Unlikely Disciple: A Sinner’s Semester

Over winter break I read a book by a journalism student at Brown, Kevin Roose, called The Unlikely Disciple: A Sinner’s Semester at America’s Holiest University.The book is the author’s account of a semester attending Liberty University.

Liberty is a school literally billed as the largest and fastest growing Christian Evangelical college in the world. For Kevin Roose, who grew up in a “crunchy liberal enclave” in the middle of the Lake Erie Rust Belt, the semester he spends away at Liberty is far more foreign than any abroad.

You may not have heard of Liberty. I certainly hadn’t before I read the book. But you’ve probably heard of its founder, the Reverend Jerry Falwell, a brazen and controversial figure for his outspoken stance on subjects ranging from civil rights to US relations with the rest of the world.

Falwell was once the spiritual leader of the Thomas Road Baptist Church, a megachurch in Virginia where Roose was inspired to experience evangelical Christian life from the inside.

Meeting some church-goers while working on a journalism assignment, Roose curiously enters into discussion with them until, finding that he is not an evangelical Christian, they close him out and treat him as an outsider, focusing only on converting him.

As a result, Roose determines that the only way to understand evangelical Christianity is to be one.

Fascinated by a culture so alien to his own but determined to pass as a native, Roose went through what he calls “Bible Boot Camp,” learning Sunday school lingo and how to pass as a Christian who might go to Liberty. His dedication is admirable and he relates the process with humor.

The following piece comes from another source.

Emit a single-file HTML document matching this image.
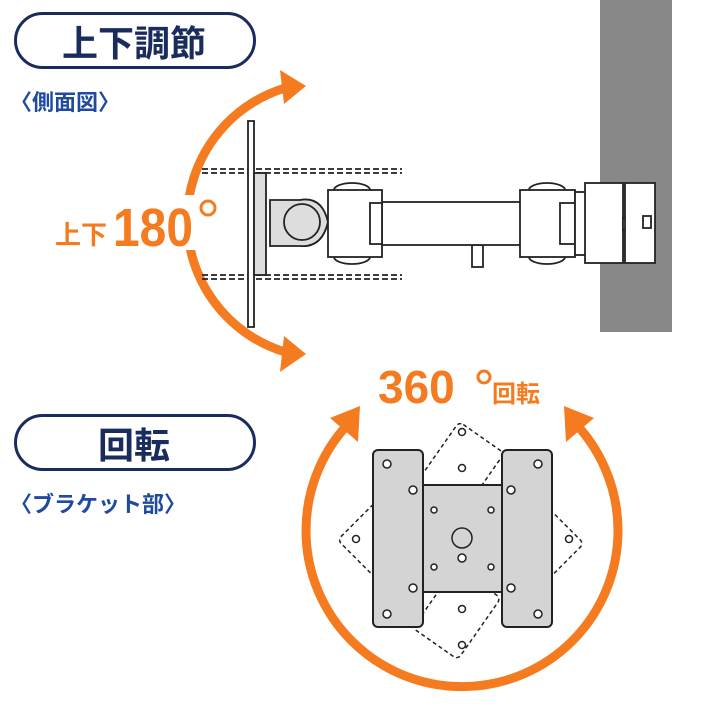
<!DOCTYPE html>
<html><head><meta charset="utf-8"><style>
html,body{margin:0;padding:0;background:#fff}
svg{display:block}
text{font-family:"Liberation Sans","Noto Sans CJK JP",sans-serif}
</style></head><body>
<svg width="720" height="720" viewBox="0 0 720 720" xmlns="http://www.w3.org/2000/svg">
<rect x="15.5" y="13.5" width="239" height="54" rx="27" fill="#fff" stroke="#1a2b5e" stroke-width="3"/>
<text x="134" y="56" font-size="36" font-weight="bold" fill="#1a2b5e" text-anchor="middle" font-family="Noto Sans CJK JP, sans-serif">上下調節</text>
<text x="10" y="110" font-size="22" font-weight="bold" fill="#1f4aa0" font-family="Noto Sans CJK JP, sans-serif">〈側面図〉</text>
<rect x="15.5" y="415.5" width="239" height="54" rx="27" fill="#fff" stroke="#1a2b5e" stroke-width="3"/>
<text x="134" y="458" font-size="36" font-weight="bold" fill="#1a2b5e" text-anchor="middle" font-family="Noto Sans CJK JP, sans-serif">回転</text>
<text x="10" y="512" font-size="22" font-weight="bold" fill="#1f4aa0" font-family="Noto Sans CJK JP, sans-serif">〈ブラケット部〉</text>

<rect x="600" y="0" width="72" height="332" fill="#888"/>

<path d="M285 88 A138 138 0 0 0 285 352" fill="none" stroke="#f47b20" stroke-width="9"/>
<polygon points="306,86 280,70 284,104" fill="#f47b20"/>
<polygon points="306,354 284,336 280,372" fill="#f47b20"/>
<rect x="50" y="195" width="175" height="55" fill="#fff"/>
<text x="55" y="244" font-size="26" font-weight="bold" fill="#f47b20" font-family="Noto Sans CJK JP, sans-serif">上下</text>
<text x="113" y="246" font-size="54" font-weight="bold" fill="#f47b20" textLength="80" lengthAdjust="spacingAndGlyphs">180</text>
<circle cx="208" cy="208" r="7" fill="none" stroke="#f47b20" stroke-width="3"/>

<g stroke="#222" stroke-width="1.8" fill="none">
<path d="M202 169H402M202 173H402M202 275H402M202 279H402" stroke-dasharray="6 3"/>
<rect x="248" y="121" width="6" height="206" fill="#fff"/>
<rect x="254" y="173" width="12" height="102" fill="#ddd"/>
<path d="M270 200H300Q322 196 328 222Q322 248 300 246H270Z" fill="#ddd"/>
<circle cx="302" cy="222" r="18" fill="#ddd"/>
<ellipse cx="352" cy="190" rx="18" ry="7" fill="#fff"/>
<ellipse cx="352" cy="257" rx="18" ry="7" fill="#fff"/>
<ellipse cx="547" cy="190" rx="18" ry="7" fill="#fff"/>
<ellipse cx="547" cy="257" rx="18" ry="7" fill="#fff"/>
<rect x="472" y="245" width="11" height="22" fill="#fff"/>
<rect x="375" y="202" width="190" height="43" fill="#fff"/>
<rect x="328" y="190" width="54" height="67" fill="#fff"/>
<rect x="370" y="203" width="12" height="41" fill="#fff"/>
<rect x="520" y="190" width="55" height="67" fill="#fff"/>
<rect x="560" y="203" width="15" height="41" fill="#fff"/>
<rect x="575" y="192" width="12" height="63" fill="#fff"/>
<rect x="585" y="183" width="38" height="80" fill="#fff"/>
<rect x="623" y="218" width="4" height="12" fill="#fff"/>
<rect x="625" y="183" width="30" height="80" fill="#fff"/>
<rect x="643" y="216" width="8" height="12" fill="#fff"/>
</g>

<path d="M352 420 A156 156 0 1 0 572 420" fill="none" stroke="#f47b20" stroke-width="9"/>
<polygon points="360,406 330,418 358,442" fill="#f47b20"/>
<polygon points="564,406 594,418 566,442" fill="#f47b20"/>
<text x="378" y="403" font-size="46" font-weight="bold" fill="#f47b20">360</text>
<circle cx="484" cy="377" r="6" fill="none" stroke="#f47b20" stroke-width="3"/>
<text x="492" y="402" font-size="24" font-weight="bold" fill="#f47b20" font-family="Noto Sans CJK JP, sans-serif">回転</text>

<g stroke="#222" stroke-width="1.5" fill="none" stroke-dasharray="4 3">
<rect x="432" y="432" width="55" height="75" rx="5" transform="rotate(35 462 470)"/>
<rect x="432" y="578" width="55" height="75" rx="5" transform="rotate(35 462 610)"/>
<rect x="350" y="515" width="60" height="55" rx="5" transform="rotate(45 380 540)"/>
<rect x="515" y="515" width="60" height="55" rx="5" transform="rotate(45 545 540)"/>
</g>
<g stroke="#222" stroke-width="2" fill="#d4d4d4">
<rect x="423" y="485" width="79" height="107"/>
<rect x="373" y="450" width="50" height="177" rx="5"/>
<rect x="502" y="450" width="50" height="177" rx="5"/>
</g>
<g stroke="#222" stroke-width="1.5" fill="#fff">
<circle cx="387" cy="464" r="4"/><circle cx="413" cy="490" r="4"/><circle cx="413" cy="588" r="4"/><circle cx="387" cy="614" r="4"/>
<circle cx="538" cy="464" r="4"/><circle cx="511" cy="490" r="4"/><circle cx="511" cy="588" r="4"/><circle cx="538" cy="614" r="4"/>
<circle cx="434" cy="510" r="3"/><circle cx="491" cy="510" r="3"/><circle cx="434" cy="567" r="3"/><circle cx="491" cy="567" r="3"/>
<circle cx="462" cy="432" r="3.5"/><circle cx="462" cy="468" r="3.5"/><circle cx="462" cy="609" r="3.5"/><circle cx="462" cy="645" r="3.5"/>
<circle cx="356" cy="539" r="3.5"/><circle cx="569" cy="539" r="3.5"/>
<circle cx="462" cy="538" r="10" fill="#d4d4d4"/><circle cx="462" cy="558" r="4"/>
</g>
</svg>
</body></html>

If you look into this book expecting evangelical bashing, you’ll be sorely disappointed. Roose clearly states in the first few pages that he is trying to understand evangelical culture, not mock it. Of mocking, he jokes, “[the] task is far too easy to be interesting.”

P.J O’Rourke once compared making fun of born-again Christians to “hunting dairy cows with a high-powered rifle and scope.” Now, Rooke says, with the likes of Ted Haggard and movies like Jesus Camp, “it’s more like hunting the ground with your foot.”

The book reads like a recollection, and Roose tells the story with an attempt to share the experience with as little prejudice as possible. Roose explains his struggles with dating and reconciling his own and his family’s values with his experiences.

He admits that, as a heterosexual white male, he is in the best position to enjoy Liberty. A black hallmate encounters racism when he dates a white girl. Virginity is encouraged for men but required of women. Roose’s roommate constantly and violently spews hatred and threats against homosexuals.

Roose struggles throughout with the disconnect between being welcomed and pulled into a culture which approves of what they know about him, and recognizing that there are those he loves who would not be greeted with the same welcome.

In the end, Roose paints a compassionate picture of Jerry Falwell’s school, the students in it, and even the man himself. Admitting their flaws and often cringing at and even crying about them, he finds and shares the humanity that connects him to the people he first met at Thomas Road, who closed him out because he was an outsider.

It’s a fascinating book. Often beautiful, often frustrating, Roose gave me an opportunity to give Falwell’s people a chance. I recommend it highly to evangelicals and not alike.